3. Rather the Bank seeks to manage the politics of the RBA Review, attempting to forestall criticism, changes to its mandate, and, critically, changes to the way in which we hold the institution to account.
4. How else can we interpret the Bank grading its own homework with alacrity, to wit the reviews of the yield control program, the bond purchase program and soon the Bank’s flirtation with forward guidance.
5. How else can we interpret public statements that forecasts were “embarrassing” and the Governor’s recent keen interest in the academic panel?
6. After all, the academic panel commenced in 2019, an initiative of the current Head of Economic Research, John Simon. Embraced by then Deputy Governor Guy Debelle, the Governor declined to attend, and did not participate in subsequent meetings.
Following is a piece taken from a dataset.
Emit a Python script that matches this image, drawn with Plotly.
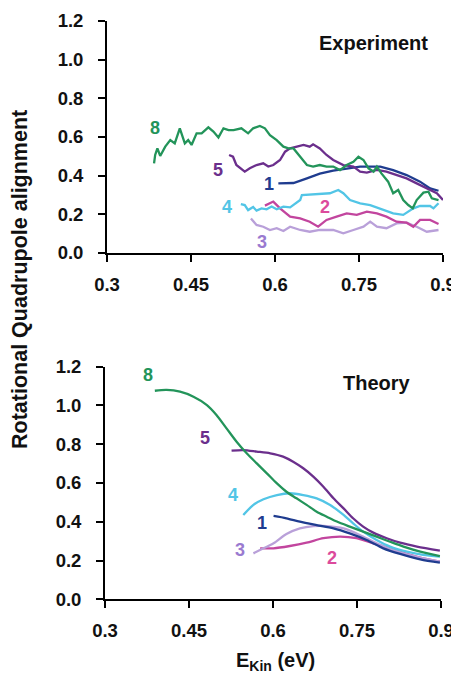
import plotly.graph_objects as go

# ---------------- Experiment data ----------------
exp8_x = [0.384, 0.386, 0.390, 0.395, 0.404, 0.413, 0.421, 0.430, 0.439, 0.445, 0.451, 0.460, 0.469, 0.481,
          0.490, 0.499, 0.508, 0.517, 0.526, 0.540, 0.552, 0.561, 0.573, 0.582, 0.591, 0.603, 0.615, 0.624,
          0.633, 0.645, 0.657, 0.668, 0.680, 0.692, 0.704, 0.716, 0.728, 0.740, 0.749, 0.758, 0.767, 0.776,
          0.782, 0.790, 0.802, 0.811, 0.820, 0.829, 0.838, 0.846, 0.853, 0.865, 0.874, 0.880, 0.892]
exp8_y = [0.464, 0.507, 0.541, 0.502, 0.550, 0.584, 0.567, 0.645, 0.567, 0.584, 0.559, 0.619, 0.619, 0.650,
          0.628, 0.598, 0.645, 0.636, 0.636, 0.645, 0.619, 0.645, 0.657, 0.645, 0.610, 0.584, 0.550, 0.541,
          0.541, 0.498, 0.455, 0.447, 0.455, 0.447, 0.447, 0.429, 0.455, 0.472, 0.498, 0.481, 0.438, 0.421,
          0.447, 0.412, 0.369, 0.309, 0.326, 0.274, 0.248, 0.231, 0.274, 0.312, 0.317, 0.283, 0.274]

exp5_x = [0.518, 0.525, 0.531, 0.546, 0.555, 0.567, 0.579, 0.588, 0.597, 0.609, 0.618, 0.627, 0.639, 0.651,
          0.662, 0.668, 0.680, 0.692, 0.704, 0.722, 0.740, 0.752, 0.764, 0.782, 0.799, 0.817, 0.835, 0.853,
          0.871, 0.889, 0.900]
exp5_y = [0.507, 0.498, 0.455, 0.421, 0.438, 0.455, 0.464, 0.447, 0.455, 0.481, 0.524, 0.541, 0.550, 0.559,
          0.550, 0.562, 0.541, 0.507, 0.481, 0.455, 0.447, 0.421, 0.416, 0.430, 0.421, 0.403, 0.386, 0.360,
          0.334, 0.309, 0.274]

exp1_x = [0.606, 0.633, 0.657, 0.680, 0.704, 0.728, 0.752, 0.788, 0.811, 0.835, 0.859, 0.877, 0.892]
exp1_y = [0.360, 0.362, 0.386, 0.410, 0.426, 0.438, 0.447, 0.447, 0.429, 0.403, 0.369, 0.334, 0.322]

exp4_x = [0.539, 0.546, 0.552, 0.561, 0.567, 0.576, 0.585, 0.594, 0.603, 0.615, 0.627, 0.636, 0.645, 0.648,
          0.662, 0.680, 0.698, 0.713, 0.722, 0.734, 0.752, 0.770, 0.793, 0.811, 0.829, 0.847, 0.859, 0.877,
          0.883, 0.892]
exp4_y = [0.253, 0.248, 0.222, 0.238, 0.219, 0.231, 0.226, 0.240, 0.226, 0.240, 0.236, 0.257, 0.274, 0.300,
          0.303, 0.303, 0.309, 0.326, 0.309, 0.274, 0.257, 0.248, 0.222, 0.205, 0.197, 0.231, 0.243, 0.243,
          0.231, 0.257]

exp2_x = [0.582, 0.597, 0.609, 0.627, 0.645, 0.662, 0.677, 0.692, 0.710, 0.728, 0.746, 0.764, 0.782, 0.799,
          0.817, 0.835, 0.847, 0.859, 0.877, 0.892]
exp2_y = [0.245, 0.266, 0.231, 0.188, 0.179, 0.162, 0.136, 0.171, 0.188, 0.205, 0.197, 0.214, 0.205, 0.188,
          0.162, 0.157, 0.136, 0.171, 0.171, 0.150]

exp3_x = [0.557, 0.567, 0.579, 0.591, 0.603, 0.615, 0.627, 0.645, 0.662, 0.680, 0.704, 0.722, 0.740, 0.758,
          0.770, 0.782, 0.799, 0.817, 0.835, 0.853, 0.871, 0.892]
exp3_y = [0.179, 0.145, 0.136, 0.119, 0.128, 0.114, 0.136, 0.119, 0.110, 0.119, 0.119, 0.102, 0.119, 0.136,
          0.162, 0.136, 0.128, 0.153, 0.157, 0.136, 0.110, 0.119]

# ---------------- Theory data ----------------
th8_x = [0.389, 0.410, 0.434, 0.458, 0.482, 0.499, 0.517, 0.535, 0.553, 0.571, 0.589, 0.607, 0.624, 0.642,
         0.660, 0.678, 0.696, 0.714, 0.737, 0.761, 0.785, 0.809, 0.833, 0.863, 0.898]
th8_y = [1.076, 1.080, 1.071, 1.045, 1.002, 0.951, 0.882, 0.813, 0.753, 0.701, 0.650, 0.598, 0.555, 0.521,
         0.487, 0.452, 0.426, 0.401, 0.375, 0.349, 0.323, 0.297, 0.272, 0.246, 0.223]

th5_x = [0.526, 0.547, 0.571, 0.595, 0.618, 0.636, 0.654, 0.672, 0.690, 0.708, 0.726, 0.743, 0.761, 0.779,
         0.803, 0.827, 0.857, 0.898]
th5_y = [0.767, 0.770, 0.762, 0.753, 0.736, 0.710, 0.676, 0.633, 0.581, 0.521, 0.469, 0.418, 0.375, 0.344,
         0.315, 0.292, 0.272, 0.251]

th4_x = [0.547, 0.565, 0.583, 0.607, 0.630, 0.654, 0.678, 0.702, 0.726, 0.743, 0.761, 0.785, 0.809, 0.839,
         0.868, 0.898]
th4_y = [0.435, 0.487, 0.516, 0.538, 0.547, 0.538, 0.521, 0.487, 0.435, 0.392, 0.349, 0.306, 0.272, 0.246,
         0.229, 0.220]

th1_x = [0.601, 0.624, 0.648, 0.678, 0.708, 0.737, 0.767, 0.797, 0.827, 0.863, 0.898]
th1_y = [0.430, 0.418, 0.401, 0.383, 0.366, 0.340, 0.306, 0.263, 0.234, 0.206, 0.189]

th3_x = [0.565, 0.583, 0.601, 0.624, 0.648, 0.672, 0.696, 0.726, 0.755, 0.785, 0.815, 0.851, 0.898]
th3_y = [0.237, 0.263, 0.289, 0.337, 0.366, 0.378, 0.378, 0.366, 0.332, 0.289, 0.254, 0.223, 0.194]

th2_x = [0.577, 0.601, 0.630, 0.660, 0.690, 0.720, 0.749, 0.779, 0.809, 0.839, 0.868, 0.898]
th2_y = [0.263, 0.263, 0.275, 0.292, 0.315, 0.323, 0.315, 0.289, 0.263, 0.234, 0.211, 0.194]

x_tickvals = [0.3, 0.45, 0.6, 0.75, 0.9]
x_ticktext = ["0.3", "0.45", "0.6", "0.75", "0.9"]
y_tickvals = [0.0, 0.2, 0.4, 0.6, 0.8, 1.0, 1.2]
y_ticktext = ["0.0", "0.2", "0.4", "0.6", "0.8", "1.0", "1.2"]

C_GREEN = "#23945a"
C_PURPLE = "#6b2f8c"
C_BLUE = "#1f3c8f"
C_CYAN = "#52c5e6"
C_MAGENTA = "#c2459e"
C_LAV = "#b9a0d9"
C_LAB2 = "#dc4a9c"
C_LAB3 = "#9a7ad0"

FONT = "Arial, 'Liberation Sans', sans-serif"

fig = go.Figure()

def add(x, y, color, xa, ya, smooth=False):
    fig.add_trace(go.Scatter(
        x=x, y=y, mode="lines", xaxis=xa, yaxis=ya, showlegend=False,
        line=dict(color=color, width=2.3, shape="spline" if smooth else "linear",
                  smoothing=0.8 if smooth else None),
        hoverinfo="skip"))

# experiment (draw back to front)
add(exp3_x, exp3_y, C_LAV, "x", "y")
add(exp2_x, exp2_y, C_MAGENTA, "x", "y")
add(exp4_x, exp4_y, C_CYAN, "x", "y")
add(exp1_x, exp1_y, C_BLUE, "x", "y")
add(exp5_x, exp5_y, C_PURPLE, "x", "y")
add(exp8_x, exp8_y, C_GREEN, "x", "y")

# theory
add(th2_x, th2_y, C_MAGENTA, "x2", "y2", True)
add(th3_x, th3_y, C_LAV, "x2", "y2", True)
add(th1_x, th1_y, C_BLUE, "x2", "y2", True)
add(th4_x, th4_y, C_CYAN, "x2", "y2", True)
add(th5_x, th5_y, C_PURPLE, "x2", "y2", True)
add(th8_x, th8_y, C_GREEN, "x2", "y2", True)

axis_common = dict(
    showgrid=False, zeroline=False, showline=True, linecolor="black", linewidth=1.8,
    ticks="outside", ticklen=7, tickwidth=1.8, tickcolor="black", automargin=False,
    tickfont=dict(family=FONT, size=18.5, color="#111", weight="bold"),
)

# page body has an 8px margin; figure is sized/positioned to compensate
OFF = 8
W, H = 459 - OFF, 675 - OFF

def px(xp):
    return (xp - OFF) / W

def py(yp):
    return (H - (yp - OFF)) / H

fig.update_layout(
    width=W, height=H, margin=dict(l=0, r=0, t=0, b=0),
    plot_bgcolor="white", paper_bgcolor="white", showlegend=False,
    xaxis=dict(domain=[px(107), px(443)], range=[0.3, 0.9], anchor="y",
               tickvals=x_tickvals, ticktext=x_ticktext, ticklabelstandoff=7, **axis_common),
    yaxis=dict(domain=[py(253), py(21)], range=[0, 1.2], anchor="x",
               tickvals=y_tickvals, ticktext=y_ticktext, ticklabelstandoff=11, **axis_common),
    xaxis2=dict(domain=[px(105), px(441)], range=[0.3, 0.9], anchor="y2",
                tickvals=x_tickvals, ticktext=x_ticktext, ticklabelstandoff=7, **axis_common),
    yaxis2=dict(domain=[py(599.3), py(366.7)], range=[0, 1.2], anchor="x2",
                tickvals=y_tickvals, ticktext=y_ticktext, ticklabelstandoff=11, **axis_common),
)

def lab(text, x, y, color, xr, yr, size=18):
    fig.add_annotation(x=x, y=y, xref=xr, yref=yr, text=text, showarrow=False,
                       xanchor="center", yanchor="middle",
                       font=dict(family=FONT, size=size, color=color, weight="bold"))

# experiment labels
lab("8", 0.386, 0.647, C_GREEN, "x", "y")
lab("5", 0.498, 0.430, C_PURPLE, "x", "y")
lab("1", 0.589, 0.357, C_BLUE, "x", "y")
lab("4", 0.514, 0.238, C_CYAN, "x", "y")
lab("2", 0.689, 0.238, C_LAB2, "x", "y")
lab("3", 0.577, 0.057, C_LAB3, "x", "y")
lab("Experiment", 0.776, 1.087, "#111", "x", "y", 20)

# theory labels
lab("8", 0.377, 1.157, C_GREEN, "x2", "y2")
lab("5", 0.479, 0.830, C_PURPLE, "x2", "y2")
lab("4", 0.529, 0.538, C_CYAN, "x2", "y2")
lab("1", 0.580, 0.392, C_BLUE, "x2", "y2")
lab("3", 0.541, 0.254, C_LAB3, "x2", "y2")
lab("2", 0.705, 0.211, C_LAB2, "x2", "y2")
lab("Theory", 0.785, 1.114, "#111", "x2", "y2", 20)

# axis titles
fig.add_annotation(x=px(20), y=py(280), xref="paper", yref="paper",
                   xanchor="center", yanchor="middle",
                   text="Rotational Quadrupole alignment", textangle=-90, showarrow=False,
                   font=dict(family=FONT, size=21.5, color="#111", weight="bold"))
fig.add_annotation(x=px(275), y=py(661), xref="paper", yref="paper",
                   xanchor="center", yanchor="middle",
                   text="E<sub>Kin</sub> (eV)", showarrow=False,
                   font=dict(family=FONT, size=20, color="#111", weight="bold"))

fig.write_html("out.html")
7. Until September this year. With a press release: “see, we talk to all kinds of people, even academics!”
8. The Bank has repeatedly questioned the need for a review of the Bank’s monetary policy function, arguing variously that it simply was not required, could be done internally, or, under sustained pressure, ideally would be apolitical, every five years.
9. I hope I am wrong about these concessions and that they do in fact signal genuine change. But they as likely reflect the Bank’s astute understanding of the reality they face. If so, we can only hope the Treasurer and the Review sees this for what it is: politics.